Objective
Without the images, output each record below as it stands.

★ ★ ★ ★

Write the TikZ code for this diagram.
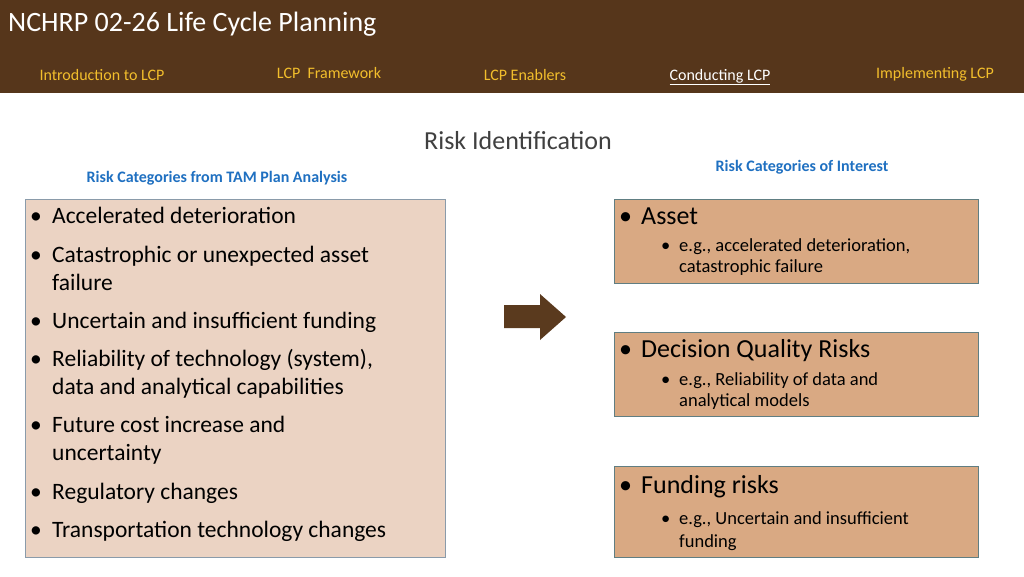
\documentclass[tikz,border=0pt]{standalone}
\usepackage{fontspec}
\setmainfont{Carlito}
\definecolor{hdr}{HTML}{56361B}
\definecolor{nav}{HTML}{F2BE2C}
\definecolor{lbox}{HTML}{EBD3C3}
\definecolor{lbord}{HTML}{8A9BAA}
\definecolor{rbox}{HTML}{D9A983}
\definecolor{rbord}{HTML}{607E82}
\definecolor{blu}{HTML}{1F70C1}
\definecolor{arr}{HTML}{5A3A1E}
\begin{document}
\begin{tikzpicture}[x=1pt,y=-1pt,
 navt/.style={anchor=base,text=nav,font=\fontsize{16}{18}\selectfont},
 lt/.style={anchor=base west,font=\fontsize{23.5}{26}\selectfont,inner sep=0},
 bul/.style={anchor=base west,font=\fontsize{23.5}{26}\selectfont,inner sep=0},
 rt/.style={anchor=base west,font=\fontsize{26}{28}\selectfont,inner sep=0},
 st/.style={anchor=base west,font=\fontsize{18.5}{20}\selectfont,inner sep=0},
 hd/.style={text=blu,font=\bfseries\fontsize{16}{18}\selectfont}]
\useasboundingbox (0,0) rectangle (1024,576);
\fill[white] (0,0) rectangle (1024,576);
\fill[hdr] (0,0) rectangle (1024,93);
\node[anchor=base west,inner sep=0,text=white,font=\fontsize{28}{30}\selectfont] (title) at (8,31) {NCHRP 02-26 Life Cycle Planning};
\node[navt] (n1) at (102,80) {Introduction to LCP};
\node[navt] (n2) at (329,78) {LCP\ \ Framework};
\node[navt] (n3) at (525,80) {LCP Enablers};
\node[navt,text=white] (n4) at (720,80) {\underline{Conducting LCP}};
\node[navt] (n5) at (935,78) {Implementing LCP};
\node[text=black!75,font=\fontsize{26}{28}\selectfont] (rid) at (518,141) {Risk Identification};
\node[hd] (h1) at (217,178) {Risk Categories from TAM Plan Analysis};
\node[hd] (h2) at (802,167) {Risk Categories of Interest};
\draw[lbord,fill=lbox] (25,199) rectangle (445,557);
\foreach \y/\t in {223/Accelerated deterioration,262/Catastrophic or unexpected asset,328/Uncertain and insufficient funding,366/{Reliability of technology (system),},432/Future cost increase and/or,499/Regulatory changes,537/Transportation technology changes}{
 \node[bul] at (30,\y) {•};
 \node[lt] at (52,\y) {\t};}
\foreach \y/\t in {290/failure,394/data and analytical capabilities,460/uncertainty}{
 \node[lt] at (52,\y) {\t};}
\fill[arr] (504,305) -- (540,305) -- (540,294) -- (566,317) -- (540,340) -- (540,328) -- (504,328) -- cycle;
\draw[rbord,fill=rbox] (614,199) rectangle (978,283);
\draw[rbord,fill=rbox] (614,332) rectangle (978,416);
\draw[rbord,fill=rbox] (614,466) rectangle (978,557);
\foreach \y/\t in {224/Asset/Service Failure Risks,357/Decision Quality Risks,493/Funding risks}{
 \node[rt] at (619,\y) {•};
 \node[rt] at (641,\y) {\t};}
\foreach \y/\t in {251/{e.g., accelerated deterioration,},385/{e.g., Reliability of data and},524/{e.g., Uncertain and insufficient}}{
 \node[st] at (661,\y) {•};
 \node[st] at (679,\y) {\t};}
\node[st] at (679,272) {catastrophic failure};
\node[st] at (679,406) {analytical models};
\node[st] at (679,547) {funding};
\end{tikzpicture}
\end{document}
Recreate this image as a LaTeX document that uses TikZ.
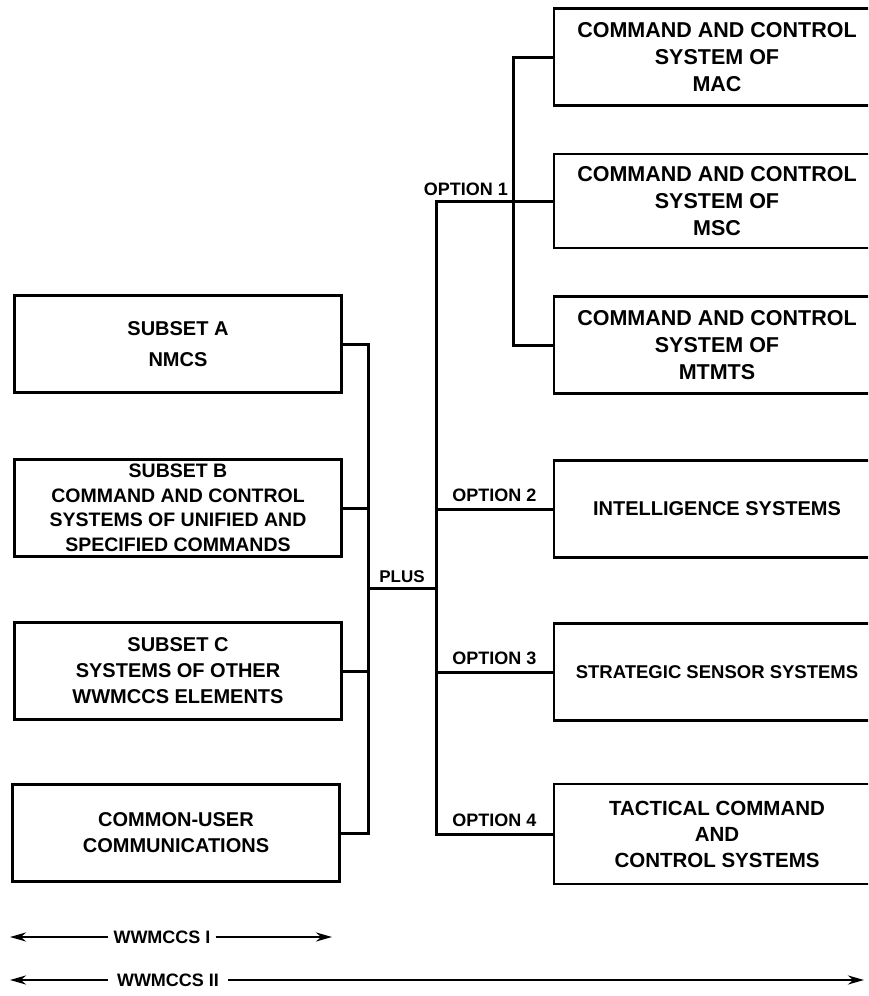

★ ★ ★ ★

Answer to the problem
Write the TikZ code for this diagram.
\documentclass[tikz,border=0pt]{standalone}
\usepackage{fontspec}
\setmainfont{Carlito}
\definecolor{hdr}{HTML}{56361B}
\definecolor{nav}{HTML}{F2BE2C}
\definecolor{lbox}{HTML}{EBD3C3}
\definecolor{lbord}{HTML}{8A9BAA}
\definecolor{rbox}{HTML}{D9A983}
\definecolor{rbord}{HTML}{607E82}
\definecolor{blu}{HTML}{1F70C1}
\definecolor{arr}{HTML}{5A3A1E}
\begin{document}
\begin{tikzpicture}[x=1pt,y=-1pt,
 navt/.style={anchor=base,text=nav,font=\fontsize{16}{18}\selectfont},
 lt/.style={anchor=base west,font=\fontsize{23.5}{26}\selectfont,inner sep=0},
 bul/.style={anchor=base west,font=\fontsize{23.5}{26}\selectfont,inner sep=0},
 rt/.style={anchor=base west,font=\fontsize{26}{28}\selectfont,inner sep=0},
 st/.style={anchor=base west,font=\fontsize{18.5}{20}\selectfont,inner sep=0},
 hd/.style={text=blu,font=\bfseries\fontsize{16}{18}\selectfont}]
\useasboundingbox (0,0) rectangle (1024,576);
\fill[white] (0,0) rectangle (1024,576);
\fill[hdr] (0,0) rectangle (1024,93);
\node[anchor=base west,inner sep=0,text=white,font=\fontsize{28}{30}\selectfont] (title) at (8,31) {NCHRP 02-26 Life Cycle Planning};
\node[navt] (n1) at (102,80) {Introduction to LCP};
\node[navt] (n2) at (329,78) {LCP\ \ Framework};
\node[navt] (n3) at (525,80) {LCP Enablers};
\node[navt,text=white] (n4) at (720,80) {\underline{Conducting LCP}};
\node[navt] (n5) at (935,78) {Implementing LCP};
\node[text=black!75,font=\fontsize{26}{28}\selectfont] (rid) at (518,141) {Risk Identification};
\node[hd] (h1) at (217,178) {Risk Categories from TAM Plan Analysis};
\node[hd] (h2) at (802,167) {Risk Categories of Interest};
\draw[lbord,fill=lbox] (25,199) rectangle (445,557);
\foreach \y/\t in {223/Accelerated deterioration,262/Catastrophic or unexpected asset,328/Uncertain and insufficient funding,366/{Reliability of technology (system),},432/Future cost increase and/or,499/Regulatory changes,537/Transportation technology changes}{
 \node[bul] at (30,\y) {•};
 \node[lt] at (52,\y) {\t};}
\foreach \y/\t in {290/failure,394/data and analytical capabilities,460/uncertainty}{
 \node[lt] at (52,\y) {\t};}
\fill[arr] (504,305) -- (540,305) -- (540,294) -- (566,317) -- (540,340) -- (540,328) -- (504,328) -- cycle;
\draw[rbord,fill=rbox] (614,199) rectangle (978,283);
\draw[rbord,fill=rbox] (614,332) rectangle (978,416);
\draw[rbord,fill=rbox] (614,466) rectangle (978,557);
\foreach \y/\t in {224/Asset/Service Failure Risks,357/Decision Quality Risks,493/Funding risks}{
 \node[rt] at (619,\y) {•};
 \node[rt] at (641,\y) {\t};}
\foreach \y/\t in {251/{e.g., accelerated deterioration,},385/{e.g., Reliability of data and},524/{e.g., Uncertain and insufficient}}{
 \node[st] at (661,\y) {•};
 \node[st] at (679,\y) {\t};}
\node[st] at (679,272) {catastrophic failure};
\node[st] at (679,406) {analytical models};
\node[st] at (679,547) {funding};
\end{tikzpicture}
\end{document}
Recreate this image as a LaTeX document that uses TikZ.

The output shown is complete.